While transaction costs are less of a headwind in developed markets, there are also fundamental benefits to a systematic, repeatable investment process that may lead to consistent outcomes in more efficient markets. Investors are under tremendous pressure to both meet their fiduciary duties and deliver strong returns in line with their investment policy statement. Investors need to balance their desire for alpha with downside risk, while keeping their costs low. Because quant strategies focus on delivering attractive risk-adjusted alpha at a lower fee – a sweet spot in public equity markets – they can provide a solution to this challenge. By allocating higher risk and fee budgets to areas that are more likely to be rewarded such as private equity or private credit, investors can focus their public equity segments to highly efficient quant strategies which can provide a diversified, customizable, lower-fee, style-pure solution. The chart below shows that additional risk beyond 2-3% tracking error – where quants typically fall in emerging markets – has not paid off over the last 10 years.

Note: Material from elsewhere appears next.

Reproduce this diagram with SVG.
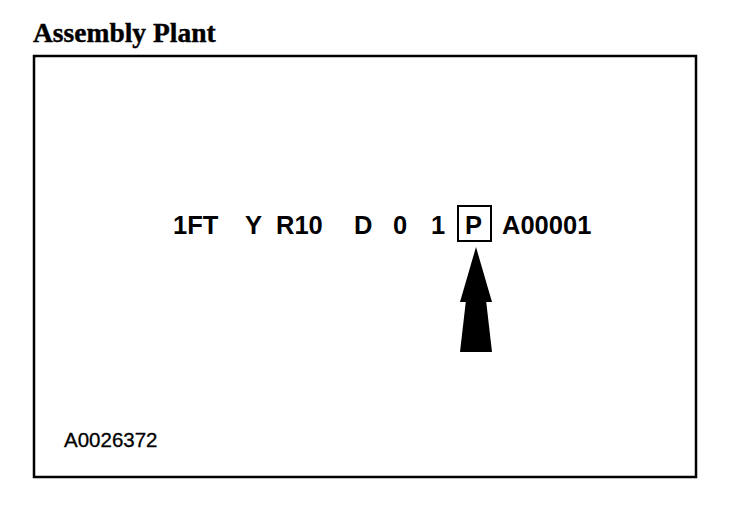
<svg xmlns="http://www.w3.org/2000/svg" width="736" height="512" viewBox="0 0 736 512">
<style>
.code{font-family:"Liberation Sans",Arial,sans-serif;font-weight:bold;font-size:25.5px;fill:#000}
.title{font-family:"Liberation Serif","Times New Roman",serif;font-weight:bold;font-size:27.5px;fill:#000;stroke:#000;stroke-width:0.4}
.ref{font-family:"Liberation Sans",Arial,sans-serif;font-size:20.5px;fill:#000;stroke:#000;stroke-width:0.3}
</style>
<rect width="736" height="512" fill="#fff"/>
<g id="title"><text class="title" x="33" y="42">Assembly Plant</text></g>
<g id="frame"><rect x="34" y="56" width="662" height="421" fill="none" stroke="#000" stroke-width="2.5"/></g>
<g id="vin">
<text class="code" x="173" y="234">1FT</text>
<text class="code" x="245" y="234">Y</text>
<text class="code" x="276" y="234">R10</text>
<text class="code" x="354" y="234">D</text>
<text class="code" x="393" y="234">0</text>
<text class="code" x="431" y="234">1</text>
<text class="code" x="465" y="234">P</text>
<text class="code" x="502" y="234">A00001</text>
</g>
<g id="pbox"><rect x="458" y="206" width="33" height="35" fill="none" stroke="#000" stroke-width="2"/></g>
<g id="connectors">
<polygon points="466,300 486,300 492,352 460,352" fill="#000"/>
<polygon points="476,247 492,302 460,302" fill="#000"/>
</g>
<g id="ref"><text class="ref" x="64" y="447">A0026372</text></g>
</svg>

EM Large Cap Core's 10 Year TE vs Excess Return
Source: eVestment
Investor needs have become more nuanced, and their need for active solutions that are nimble, customized and diversified has grown. University endowments are facing calls from their student government associations to divest from fossil fuels. Family offices need to balance portfolio diversification with tax impact in order to manage capital gains. Institutions of all types are trying to navigate the existing and potential impact of one global macro event after another.

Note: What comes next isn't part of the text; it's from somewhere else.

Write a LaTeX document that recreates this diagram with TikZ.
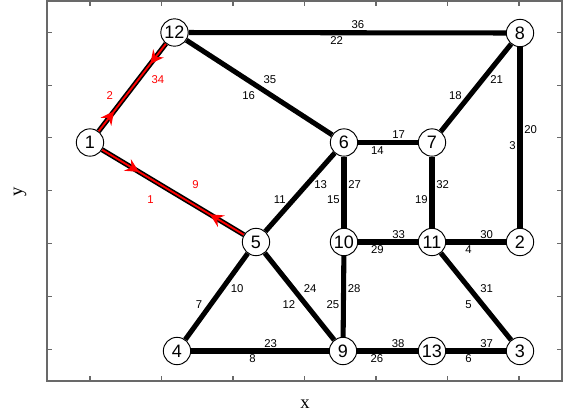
\documentclass[tikz,border=0pt]{standalone}
\usepackage{fontspec}
\setmainfont{Liberation Sans}
\newfontfamily\axisfont{Liberation Serif}
\usepackage{xcolor}
\usepackage{tikz}
\usetikzlibrary{arrows.meta, calc, backgrounds, decorations.markings}
\definecolor{axisgray}{RGB}{105, 105, 105}
\definecolor{pathred}{RGB}{255, 0, 0}

% two labels on an edge: style, x shift, from, to, upper label, lower label
\newcommand{\edgelbl}[6]{%
  \node[#1, anchor=south west] (l#5) at ($(#3)!0.5!(#4)+(#2,-3.5)$) {#5};
  \node[#1, anchor=north east] (l#6) at ($(#3)!0.5!(#4)+(-#2,3.5)$) {#6};
}

\begin{document}
\begin{tikzpicture}[x=0.75pt, y=-0.75pt,
  vtx/.style={circle, draw, fill=white, line width=0.7pt,
    minimum size=20.5pt, inner sep=0pt,
    font=\fontsize{13.5pt}{14pt}\selectfont},
  edge/.style={line width=3.8pt},
  redline/.style={draw=pathred, line width=1.4pt},
  twoway/.style 2 args={postaction={decorate, decoration={markings,
    mark=at position #1 with {\arrow{Stealth[length=10pt, width=10pt, inset=3.5pt]}},
    mark=at position #2 with {\arrowreversed{Stealth[length=10pt, width=10pt, inset=3.5pt]}}}}},
  lbl/.style={font=\fontsize{8.5pt}{9pt}\selectfont, inner sep=0pt},
  redlbl/.style={lbl, text=pathred},
  frame/.style={draw=axisgray, line width=0.8pt},
  axlbl/.style={font=\axisfont\fontsize{14pt}{15pt}\selectfont}
]
\useasboundingbox (0,0) rectangle (569,419);

% axes box
\draw[frame] (47,1) rectangle (562,381);
\foreach \tx in {0,...,6} {
  \draw[frame] ({90+71.5*\tx},381) -- ++(0,-5);
  \draw[frame] ({90+71.5*\tx},1) -- ++(0,5);
}
\foreach \ty in {0,...,6} {
  \draw[frame] (47,{32.3+52.83*\ty}) -- ++(5,0);
  \draw[frame] (562,{32.3+52.83*\ty}) -- ++(-5,0);
}
\node[axlbl] (xlab) at (305,404) {x};
\node[axlbl, rotate=90] (ylab) at (20,192) {y};

% vertices
\node[vtx] (n1)  at (90,142.5)  {1};
\node[vtx] (n12) at (174.5,32.5) {12};
\node[vtx] (n8)  at (520,33)    {8};
\node[vtx] (n6)  at (344,142.5) {6};
\node[vtx] (n7)  at (432,142.5) {7};
\node[vtx] (n5)  at (256,242)   {5};
\node[vtx] (n10) at (344,242)   {10};
\node[vtx] (n11) at (432,242)   {11};
\node[vtx] (n2)  at (520,242)   {2};
\node[vtx] (n4)  at (177,351)   {4};
\node[vtx] (n9)  at (343,351)   {9};
\node[vtx] (n13) at (432,351)   {13};
\node[vtx] (n3)  at (520,351)   {3};

% edges
\begin{scope}[on background layer]
\draw[edge] (n12) -- (n8);
\draw[edge] (n12) -- (n6);
\draw[edge] (n6) -- (n7);
\draw[edge] (n7) -- (n8);
\draw[edge] (n8) -- (n2);
\draw[edge] (n6) -- (n5);
\draw[edge] (n6) -- (n10);
\draw[edge] (n7) -- (n11);
\draw[edge] (n10) -- (n11);
\draw[edge] (n11) -- (n2);
\draw[edge] (n5) -- (n4);
\draw[edge] (n5) -- (n9);
\draw[edge] (n10) -- (n9);
\draw[edge] (n11) -- (n3);
\draw[edge] (n4) -- (n9);
\draw[edge] (n9) -- (n13);
\draw[edge] (n13) -- (n3);
\draw[edge] (n1) -- (n12);
\draw[edge] (n1) -- (n5);
\draw[redline, twoway={0.23}{0.77}] (n1) -- (n12);
\draw[redline, twoway={0.26}{0.76}] (n1) -- (n5);
\end{scope}

% edge labels
\edgelbl{lbl}{4}{n12}{n8}{36}{22}
\edgelbl{lbl}{4}{n12}{n6}{35}{16}
\edgelbl{lbl}{4}{n6}{n7}{17}{14}
\edgelbl{lbl}{14}{n7}{n8}{21}{18}
\edgelbl{lbl}{4}{n8}{n2}{20}{3}
\edgelbl{lbl}{14}{n6}{n5}{13}{11}
\edgelbl{lbl}{4}{n6}{n10}{27}{15}
\edgelbl{lbl}{4}{n7}{n11}{32}{19}
\edgelbl{lbl}{4}{n10}{n11}{33}{29}
\edgelbl{lbl}{4}{n11}{n2}{30}{4}
\edgelbl{lbl}{14}{n5}{n4}{10}{7}
\edgelbl{lbl}{4}{n5}{n9}{24}{12}
\edgelbl{lbl}{4}{n10}{n9}{28}{25}
\edgelbl{lbl}{4}{n11}{n3}{31}{5}
\edgelbl{lbl}{4}{n4}{n9}{23}{8}
\edgelbl{lbl}{4}{n9}{n13}{38}{26}
\edgelbl{lbl}{4}{n13}{n3}{37}{6}
\edgelbl{redlbl}{19}{n1}{n12}{34}{2}
\edgelbl{redlbl}{19}{n1}{n5}{9}{1}
\end{tikzpicture}
\end{document}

Take China for example. There are varying options on how to approach an investment in the world’s second largest economy. Do investors continue to invest in standard emerging markets to gain exposure to China? Do they invest in a China-only strategy? Do they eliminate an allocation to China altogether? A systematic manager can build completion portfolios around an existing China strategy, allow for custom country weights, or eliminate China exposure all together without losing alpha potential in their emerging markets allocation.
Once again, a quant’s advantage in data analysis comes into play here. With such a broad view of the universe, quants are able to partner with investors to build custom portfolios that solve for a wide array of issues without sacrificing alpha or blowing up tracking error targets.
Periods of underperformance are often used by critics to forecast a style’s impending demise, but the reality is that all active strategies struggle at some point in a market cycle. Investors should look forward; the investment landscape has become exponentially richer with information, and quantitative tools have evolved to efficiently interpret and capitalize on these new data points. This environment is ripe for quantitative strategies to not only continue to deliver favorable long-term investment results, but also to provide more targeted solutions to solve investor problems.